## SET TASK
The line containing "80, 90, 100];" marks the end: extract everything from the first line of the data through that line, exactly, with no pictures.

## RECORDS FOR THE EXERCISE

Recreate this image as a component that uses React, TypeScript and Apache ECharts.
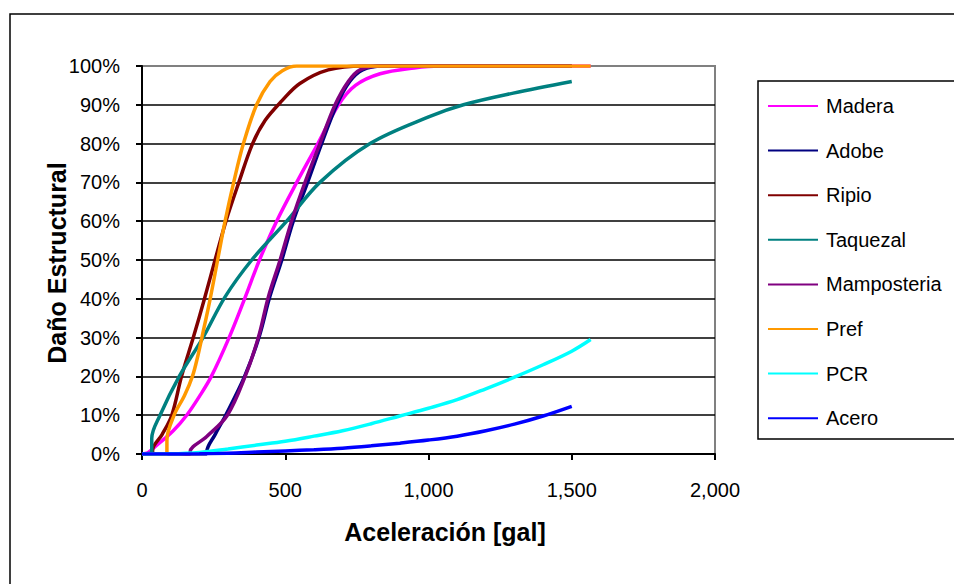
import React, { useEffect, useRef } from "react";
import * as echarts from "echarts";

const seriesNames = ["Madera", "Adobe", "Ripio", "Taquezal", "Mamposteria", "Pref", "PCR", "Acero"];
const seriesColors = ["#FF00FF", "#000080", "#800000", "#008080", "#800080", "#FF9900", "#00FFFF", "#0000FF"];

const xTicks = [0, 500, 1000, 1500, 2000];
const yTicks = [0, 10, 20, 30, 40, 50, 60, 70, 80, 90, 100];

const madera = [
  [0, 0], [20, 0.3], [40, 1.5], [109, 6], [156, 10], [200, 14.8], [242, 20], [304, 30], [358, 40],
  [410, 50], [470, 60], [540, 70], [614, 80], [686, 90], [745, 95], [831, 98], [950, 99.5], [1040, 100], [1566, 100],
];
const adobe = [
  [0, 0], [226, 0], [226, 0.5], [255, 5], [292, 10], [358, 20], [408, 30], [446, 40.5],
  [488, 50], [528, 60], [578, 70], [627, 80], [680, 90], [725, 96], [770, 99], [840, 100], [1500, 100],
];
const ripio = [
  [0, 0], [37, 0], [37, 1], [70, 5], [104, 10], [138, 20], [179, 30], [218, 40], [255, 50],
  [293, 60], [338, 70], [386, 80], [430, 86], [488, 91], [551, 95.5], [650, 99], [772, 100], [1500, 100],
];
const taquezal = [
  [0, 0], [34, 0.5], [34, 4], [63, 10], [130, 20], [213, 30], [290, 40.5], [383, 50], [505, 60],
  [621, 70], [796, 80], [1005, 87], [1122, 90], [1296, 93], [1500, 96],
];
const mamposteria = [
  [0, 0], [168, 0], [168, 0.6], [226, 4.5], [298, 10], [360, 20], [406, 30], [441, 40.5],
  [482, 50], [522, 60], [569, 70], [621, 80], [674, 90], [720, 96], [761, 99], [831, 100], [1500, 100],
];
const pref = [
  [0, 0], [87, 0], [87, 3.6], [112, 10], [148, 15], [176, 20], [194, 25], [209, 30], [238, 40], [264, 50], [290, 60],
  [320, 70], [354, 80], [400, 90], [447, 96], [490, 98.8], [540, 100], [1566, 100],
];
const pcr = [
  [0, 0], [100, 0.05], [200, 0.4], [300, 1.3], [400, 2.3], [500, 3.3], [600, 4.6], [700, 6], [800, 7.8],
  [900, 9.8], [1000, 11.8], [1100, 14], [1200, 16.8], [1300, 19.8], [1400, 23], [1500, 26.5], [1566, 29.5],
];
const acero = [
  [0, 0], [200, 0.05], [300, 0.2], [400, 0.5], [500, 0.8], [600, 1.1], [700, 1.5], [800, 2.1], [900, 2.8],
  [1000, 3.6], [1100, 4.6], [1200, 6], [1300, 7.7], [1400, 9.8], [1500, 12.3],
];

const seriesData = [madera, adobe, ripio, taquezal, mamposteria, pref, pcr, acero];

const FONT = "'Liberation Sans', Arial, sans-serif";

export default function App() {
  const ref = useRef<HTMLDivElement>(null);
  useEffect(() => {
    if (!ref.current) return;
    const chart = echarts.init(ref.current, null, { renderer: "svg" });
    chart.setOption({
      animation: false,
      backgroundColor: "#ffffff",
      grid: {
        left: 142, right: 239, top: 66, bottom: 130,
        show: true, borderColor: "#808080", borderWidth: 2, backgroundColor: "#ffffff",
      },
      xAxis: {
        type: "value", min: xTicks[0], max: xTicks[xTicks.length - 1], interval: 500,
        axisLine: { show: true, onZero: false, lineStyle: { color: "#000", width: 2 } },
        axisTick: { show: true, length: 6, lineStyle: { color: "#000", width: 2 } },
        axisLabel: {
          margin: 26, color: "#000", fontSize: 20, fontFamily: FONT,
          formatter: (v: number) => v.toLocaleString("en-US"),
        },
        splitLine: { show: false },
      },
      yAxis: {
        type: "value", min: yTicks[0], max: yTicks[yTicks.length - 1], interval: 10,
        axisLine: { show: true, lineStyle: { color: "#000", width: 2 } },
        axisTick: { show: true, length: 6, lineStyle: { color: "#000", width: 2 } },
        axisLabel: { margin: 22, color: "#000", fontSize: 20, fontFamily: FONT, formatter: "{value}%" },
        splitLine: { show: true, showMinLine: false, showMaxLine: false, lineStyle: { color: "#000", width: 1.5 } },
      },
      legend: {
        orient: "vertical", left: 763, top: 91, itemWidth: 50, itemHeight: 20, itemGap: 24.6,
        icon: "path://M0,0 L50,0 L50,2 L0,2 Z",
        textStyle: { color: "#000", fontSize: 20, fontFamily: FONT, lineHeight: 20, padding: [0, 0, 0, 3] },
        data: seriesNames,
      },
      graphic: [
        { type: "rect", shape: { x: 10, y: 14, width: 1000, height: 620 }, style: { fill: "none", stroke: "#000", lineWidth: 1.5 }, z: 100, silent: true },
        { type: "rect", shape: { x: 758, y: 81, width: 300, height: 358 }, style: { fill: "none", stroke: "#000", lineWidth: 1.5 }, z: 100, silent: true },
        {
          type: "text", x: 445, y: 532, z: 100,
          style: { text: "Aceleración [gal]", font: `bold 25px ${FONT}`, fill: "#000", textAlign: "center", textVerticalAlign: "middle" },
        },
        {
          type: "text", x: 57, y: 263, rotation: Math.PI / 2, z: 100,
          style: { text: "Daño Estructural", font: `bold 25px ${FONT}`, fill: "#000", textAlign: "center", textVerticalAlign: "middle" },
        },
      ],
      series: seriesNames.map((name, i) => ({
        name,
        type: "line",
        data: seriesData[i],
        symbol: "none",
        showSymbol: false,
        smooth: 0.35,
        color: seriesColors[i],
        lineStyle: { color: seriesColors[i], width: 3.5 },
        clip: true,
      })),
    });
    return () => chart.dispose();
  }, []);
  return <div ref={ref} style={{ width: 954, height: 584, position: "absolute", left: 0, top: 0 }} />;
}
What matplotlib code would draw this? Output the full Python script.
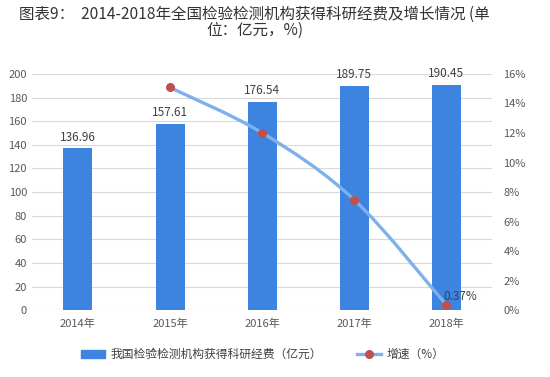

## ANSWER
Recreate this image as a component that uses React, TypeScript and Apache ECharts.
import React, { useEffect, useRef } from "react";
import * as echarts from "echarts";

const seriesNames = ["Madera", "Adobe", "Ripio", "Taquezal", "Mamposteria", "Pref", "PCR", "Acero"];
const seriesColors = ["#FF00FF", "#000080", "#800000", "#008080", "#800080", "#FF9900", "#00FFFF", "#0000FF"];

const xTicks = [0, 500, 1000, 1500, 2000];
const yTicks = [0, 10, 20, 30, 40, 50, 60, 70, 80, 90, 100];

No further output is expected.